Sussexboy wrote:Most people I have spoken to are commenting on the lack of acorns this year. This is a big problem for many of our woodland species who rely on the acorns as a staple food.
Forgive me speaking frankly but this just isn't the case. Oak (along with many other species i.e. beech) is a "masting" species. This means that it produces very different amounts of seed from one year to the next. To a large extent weather plays a part (more so for beech than oak) but this is a strategy to avoid predation of All their seed. If a tree produces a similar amount of seed from one year to the next, then species that eat the seed can adapt their numbers and behaviour to make use of this regular source of seed/food. If you have years where only a little amount of seed is produced, then those species for whom that seed production is important will have a population crash - due to the lack of that important food source that year.

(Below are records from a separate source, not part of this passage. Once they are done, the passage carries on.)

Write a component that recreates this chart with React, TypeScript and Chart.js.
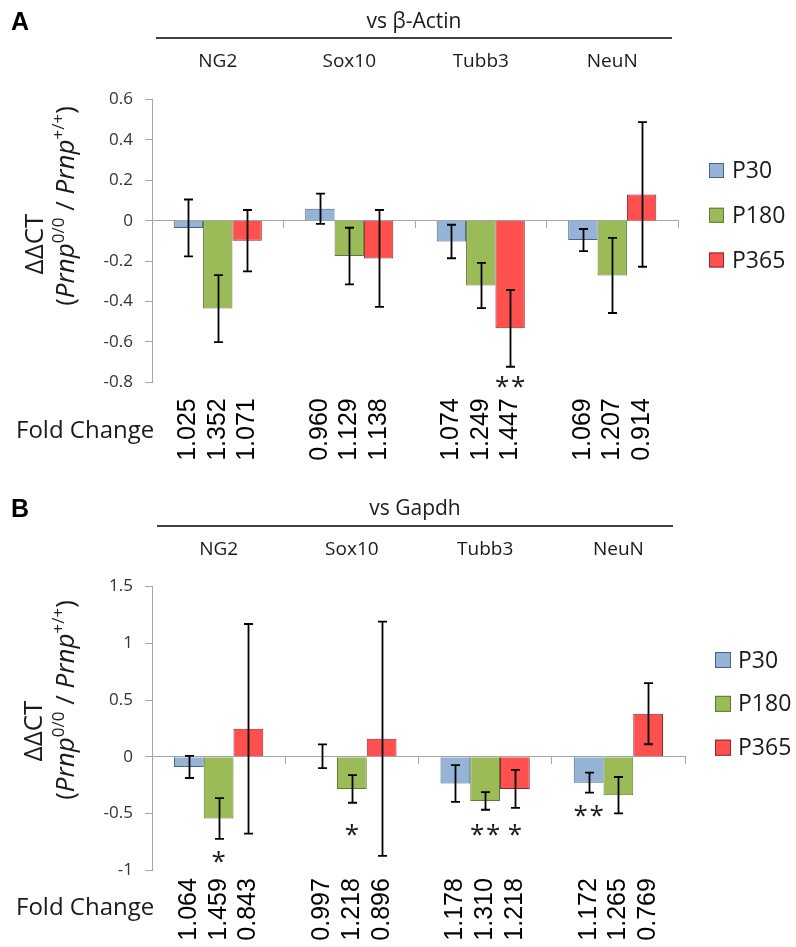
import React, { useEffect, useRef } from "react";
import { Chart, registerables } from "chart.js";

Chart.register(...registerables);

// ---------- shared ----------
const genes = ["NG2", "Sox10", "Tubb3", "NeuN"];
const seriesNames = ["P30", "P180", "P365"];
const seriesFill = ["#95B3D7", "#9BBB59", "#FF5050"];
const seriesEdge = ["#4A6284", "#5E7A2E", "#8C2A2A"];

// ---------- Panel A : vs β-Actin ----------
const aP30 = [-0.036, 0.059, -0.103, -0.096];
const aP180 = [-0.435, -0.175, -0.321, -0.271];
const aP365 = [-0.099, -0.187, -0.533, 0.13];
const aErrP30 = [0.141, 0.075, 0.083, 0.055];
const aErrP180 = [0.166, 0.14, 0.112, 0.186];
const aErrP365 = [0.152, 0.24, 0.19, 0.358];
const aFoldP30 = ["1.025", "0.960", "1.074", "1.069"];
const aFoldP180 = ["1.352", "1.129", "1.249", "1.207"];
const aFoldP365 = ["1.071", "1.138", "1.447", "0.914"];
const aStarSeries = [2];
const aStarGene = [2];
const aStarMark = ["**"];
const aStarY = [-0.797];

// ---------- Panel B : vs Gapdh ----------
const bP30 = [-0.09, 0.004, -0.236, -0.229];
const bP180 = [-0.545, -0.284, -0.39, -0.339];
const bP365 = [0.246, 0.158, -0.284, 0.379];
const bErrP30 = [0.098, 0.105, 0.162, 0.088];
const bErrP180 = [0.18, 0.122, 0.078, 0.16];
const bErrP365 = [0.924, 1.033, 0.167, 0.269];
const bFoldP30 = ["1.064", "0.997", "1.178", "1.172"];
const bFoldP180 = ["1.459", "1.218", "1.310", "1.265"];
const bFoldP365 = ["0.843", "0.896", "1.218", "0.769"];
const bStarSeries = [1, 1, 1, 2, 0];
const bStarGene = [0, 1, 2, 2, 3];
const bStarMark = ["*", "*", "**", "*", "**"];
const bStarY = [-0.883, -0.647, -0.647, -0.647, -0.478];

const SANS = '"Open Sans", "Noto Sans", "DejaVu Sans", sans-serif';
const ARIAL = '"Liberation Sans", Arial, sans-serif';

type PanelCfg = {
  letter: string;
  header: string;
  values: number[][];
  errors: number[][];
  folds: string[][];
  starSeries: number[];
  starGene: number[];
  starMark: string[];
  starY: number[];
  yMin: number;
  yMax: number;
  yStep: number;
  top: number;
  height: number;
  padTop: number;
  padBottom: number;
  padRight: number;
  letterBase: number;
  headerBase: number;
  lineY: number;
  lineX1: number;
  lineX2: number;
  geneBase: number;
  title1X: number;
  title1Y: number;
  title2X: number;
  title2Y: number;
  foldGap: number;
  foldLabelBase: number;
  legendX: number;
  legendY0: number;
  legendGap: number;
  legendBox: number;
  legendTextX: number;
};

const panelA: PanelCfg = {
  letter: "A",
  header: "vs β-Actin",
  values: [aP30, aP180, aP365],
  errors: [aErrP30, aErrP180, aErrP365],
  folds: [aFoldP30, aFoldP180, aFoldP365],
  starSeries: aStarSeries,
  starGene: aStarGene,
  starMark: aStarMark,
  starY: aStarY,
  yMin: -0.8,
  yMax: 0.6,
  yStep: 0.2,
  top: 0,
  height: 470,
  padTop: 99.5,
  padBottom: 87.7,
  padRight: 118,
  letterBase: 30,
  headerBase: 28,
  lineY: 38,
  lineX1: 156,
  lineX2: 672,
  geneBase: 67,
  title1X: 43,
  title1Y: 244,
  title2X: 74,
  title2Y: 206,
  foldGap: 16,
  foldLabelBase: 438,
  legendX: 709,
  legendY0: 170.5,
  legendGap: 44.75,
  legendBox: 15,
  legendTextX: 732,
};

const panelB: PanelCfg = {
  letter: "B",
  header: "vs Gapdh",
  values: [bP30, bP180, bP365],
  errors: [bErrP30, bErrP180, bErrP365],
  folds: [bFoldP30, bFoldP180, bFoldP365],
  starSeries: bStarSeries,
  starGene: bStarGene,
  starMark: bStarMark,
  starY: bStarY,
  yMin: -1,
  yMax: 1.5,
  yStep: 0.5,
  top: 470,
  height: 477,
  padTop: 116.6,
  padBottom: 76.9,
  padRight: 111,
  letterBase: 47,
  headerBase: 45,
  lineY: 56,
  lineX1: 157,
  lineX2: 673,
  geneBase: 85,
  title1X: 42,
  title1Y: 261,
  title2X: 74,
  title2Y: 230,
  foldGap: 8,
  foldLabelBase: 445,
  legendX: 715,
  legendY0: 190,
  legendGap: 43.85,
  legendBox: 16,
  legendTextX: 738,
};

function makePlugin(cfg: PanelCfg) {
  return {
    id: "panelAnnotations",
    afterDatasetsDraw(chart: any) {
      const ctx: CanvasRenderingContext2D = chart.ctx;
      const ys = chart.scales.y;
      ctx.save();
      ctx.strokeStyle = "#000";
      ctx.lineWidth = 1.8;
      for (let d = 0; d < cfg.values.length; d++) {
        const meta = chart.getDatasetMeta(d);
        meta.data.forEach((el: any, i: number) => {
          const v = cfg.values[d][i];
          const e = cfg.errors[d][i];
          const x = Math.round(el.x) + 0.5;
          const yt = ys.getPixelForValue(v + e);
          const yb = ys.getPixelForValue(v - e);
          ctx.beginPath();
          ctx.moveTo(x, yt);
          ctx.lineTo(x, yb);
          ctx.moveTo(x - 4.5, yt);
          ctx.lineTo(x + 4.5, yt);
          ctx.moveTo(x - 4.5, yb);
          ctx.lineTo(x + 4.5, yb);
          ctx.stroke();
        });
      }
      ctx.restore();
    },
    afterDraw(chart: any) {
      const ctx: CanvasRenderingContext2D = chart.ctx;
      const area = chart.chartArea;
      const xs = chart.scales.x;
      const ys = chart.scales.y;
      ctx.save();

      // panel letter
      ctx.fillStyle = "#000";
      ctx.font = `bold 25px ${ARIAL}`;
      ctx.textAlign = "left";
      ctx.textBaseline = "alphabetic";
      ctx.fillText(cfg.letter, 11, cfg.letterBase);

      // header + line
      ctx.fillStyle = "#1a1a1a";
      ctx.font = `21px ${SANS}`;
      ctx.textAlign = "center";
      ctx.fillText(cfg.header, (cfg.lineX1 + cfg.lineX2) / 2, cfg.headerBase);
      ctx.strokeStyle = "#404040";
      ctx.lineWidth = 2;
      ctx.beginPath();
      ctx.moveTo(cfg.lineX1, cfg.lineY);
      ctx.lineTo(cfg.lineX2, cfg.lineY);
      ctx.stroke();

      // gene names
      ctx.font = `19px ${SANS}`;
      genes.forEach((g, i) => {
        ctx.fillText(g, xs.getPixelForValue(i), cfg.geneBase);
      });

      // y title line 1
      ctx.save();
      ctx.translate(cfg.title1X, cfg.title1Y);
      ctx.rotate(-Math.PI / 2);
      ctx.font = `26px ${SANS}`;
      ctx.textAlign = "center";
      ctx.fillText("ΔΔCT", 0, 0);
      ctx.restore();

      // y title line 2 with italics and superscripts
      const size = 26;
      const sup = 17;
      const runs = [
        { t: "(", f: `${size}px ${SANS}`, up: 0 },
        { t: "Prnp", f: `italic ${size}px ${SANS}`, up: 0 },
        { t: "0/0", f: `${sup}px ${SANS}`, up: 10 },
        { t: " / ", f: `${size}px ${SANS}`, up: 0 },
        { t: "Prnp", f: `italic ${size}px ${SANS}`, up: 0 },
        { t: "+/+", f: `${sup}px ${SANS}`, up: 10 },
        { t: ")", f: `${size}px ${SANS}`, up: 0 },
      ];
      let total = 0;
      const widths = runs.map((r) => {
        ctx.font = r.f;
        const w = ctx.measureText(r.t).width;
        total += w;
        return w;
      });
      ctx.save();
      ctx.translate(cfg.title2X, cfg.title2Y);
      ctx.rotate(-Math.PI / 2);
      ctx.textAlign = "left";
      let cx = -total / 2;
      runs.forEach((r, k) => {
        ctx.font = r.f;
        ctx.fillText(r.t, cx, -r.up);
        cx += widths[k];
      });
      ctx.restore();

      // fold change label
      ctx.font = `24px ${SANS}`;
      ctx.textAlign = "left";
      ctx.fillText("Fold Change", 16, cfg.foldLabelBase);

      // fold change numbers (rotated)
      ctx.font = `25px ${ARIAL}`;
      ctx.fillStyle = "#000";
      for (let d = 0; d < cfg.folds.length; d++) {
        const meta = chart.getDatasetMeta(d);
        meta.data.forEach((el: any, i: number) => {
          ctx.save();
          ctx.translate(el.x, area.bottom + cfg.foldGap);
          ctx.rotate(-Math.PI / 2);
          ctx.textAlign = "right";
          ctx.textBaseline = "middle";
          ctx.fillText(cfg.folds[d][i], 0, 0);
          ctx.restore();
        });
      }

      // significance stars
      ctx.font = `26px ${SANS}`;
      ctx.fillStyle = "#1a1a1a";
      ctx.textAlign = "center";
      ctx.textBaseline = "alphabetic";
      const m = ctx.measureText("*");
      const shift = (m.actualBoundingBoxAscent - m.actualBoundingBoxDescent) / 2;
      cfg.starMark.forEach((mark, k) => {
        const el = chart.getDatasetMeta(cfg.starSeries[k]).data[cfg.starGene[k]];
        const cy = ys.getPixelForValue(cfg.starY[k]) + shift;
        const n = mark.length;
        for (let s = 0; s < n; s++) {
          const off = (s - (n - 1) / 2) * 16;
          ctx.fillText("*", el.x + off, cy);
        }
      });

      // legend
      ctx.textAlign = "left";
      ctx.textBaseline = "middle";
      ctx.font = `23px ${SANS}`;
      seriesNames.forEach((name, k) => {
        const cyL = cfg.legendY0 + k * cfg.legendGap;
        const b = cfg.legendBox;
        ctx.fillStyle = seriesFill[k];
        ctx.fillRect(cfg.legendX, cyL - b / 2, b, b);
        ctx.strokeStyle = seriesEdge[k];
        ctx.lineWidth = 1;
        ctx.strokeRect(cfg.legendX + 0.5, cyL - b / 2 + 0.5, b - 1, b - 1);
        ctx.fillStyle = "#1a1a1a";
        ctx.fillText(name, cfg.legendTextX, cyL + 1);
      });

      ctx.restore();
    },
  };
}

function Panel({ cfg }: { cfg: PanelCfg }) {
  const ref = useRef<HTMLCanvasElement>(null);
  useEffect(() => {
    if (!ref.current) return;
    const chart = new Chart(ref.current, {
      type: "bar",
      data: {
        labels: genes,
        datasets: seriesNames.map((name, k) => ({
          label: name,
          data: cfg.values[k],
          backgroundColor: seriesFill[k],
          borderColor: seriesEdge[k],
          borderWidth: 1,
          categoryPercentage: 0.67,
          barPercentage: 1,
        })),
      },
      options: {
        responsive: false,
        animation: false,
        events: [],
        layout: {
          padding: {
            left: 0,
            top: cfg.padTop,
            bottom: cfg.padBottom,
            right: cfg.padRight,
          },
        },
        plugins: {
          legend: { display: false },
          tooltip: { enabled: false },
        },
        scales: {
          x: {
            type: "category",
            position: { y: 0 } as any,
            offset: true,
            ticks: { display: false },
            grid: {
              offset: true,
              drawOnChartArea: false,
              drawTicks: true,
              tickLength: 7,
              color: "#A6A6A6",
            },
            border: { color: "#A6A6A6", width: 1 },
          },
          y: {
            type: "linear",
            min: cfg.yMin,
            max: cfg.yMax,
            ticks: {
              stepSize: cfg.yStep,
              padding: 12,
              color: "#333",
              font: { family: SANS, size: 17 },
              callback: (v: any) => String(Math.round(Number(v) * 10) / 10),
            },
            grid: {
              drawOnChartArea: false,
              drawTicks: true,
              tickLength: 7,
              color: "#A6A6A6",
            },
            border: { color: "#A6A6A6", width: 1 },
            afterFit: (s: any) => {
              s.width = 152;
            },
          },
        },
      },
      plugins: [makePlugin(cfg)],
    } as any);
    return () => chart.destroy();
  }, [cfg]);
  return (
    <canvas
      ref={ref}
      width={796}
      height={cfg.height}
      style={{ position: "absolute", left: 0, top: cfg.top, display: "block" }}
    />
  );
}

export default function App() {
  return (
    <div
      style={{
        position: "absolute",
        left: 0,
        top: 0,
        width: 796,
        height: 947,
        background: "#fff",
        overflow: "hidden",
      }}
    >
      <Panel cfg={panelA} />
      <Panel cfg={panelB} />
    </div>
  );
}
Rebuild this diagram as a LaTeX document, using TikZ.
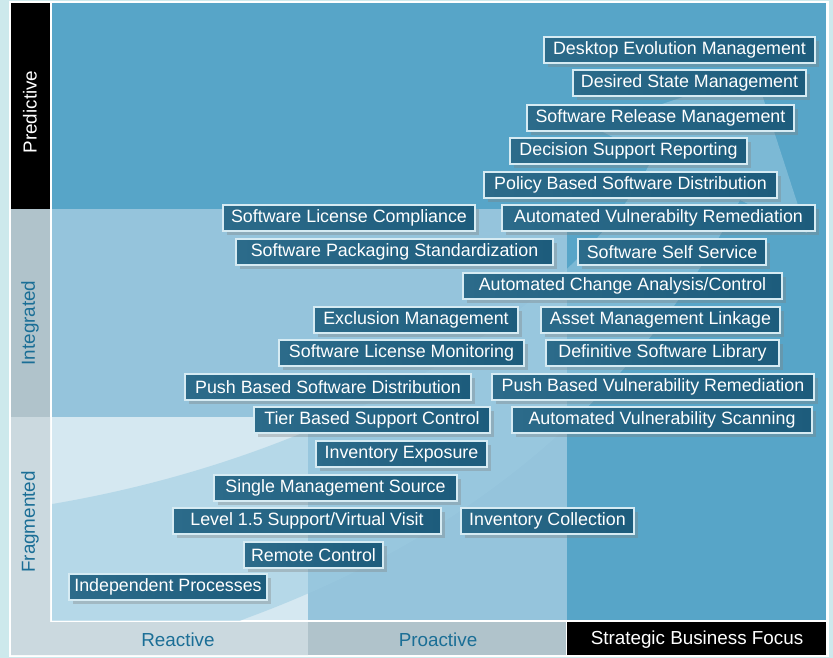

If the trees then follow that low production of seed with a year where they produce a dramatic amount of seed then those species that are important predators of that seed will be at a low population number, and consequently a larger proportion of that year's seed will escape predation.
The low production of acorns in many parts of the uk this year is Not a big problem for many of our woodland species - it is part of the natural balancing between acorn predators and oak reproduction.
(Obviously there is more to the genetic pattern of potential masting and the way in which this potential pattern interacts with the weather - but I could bore for Wales on it and don't think anyone deserves that!)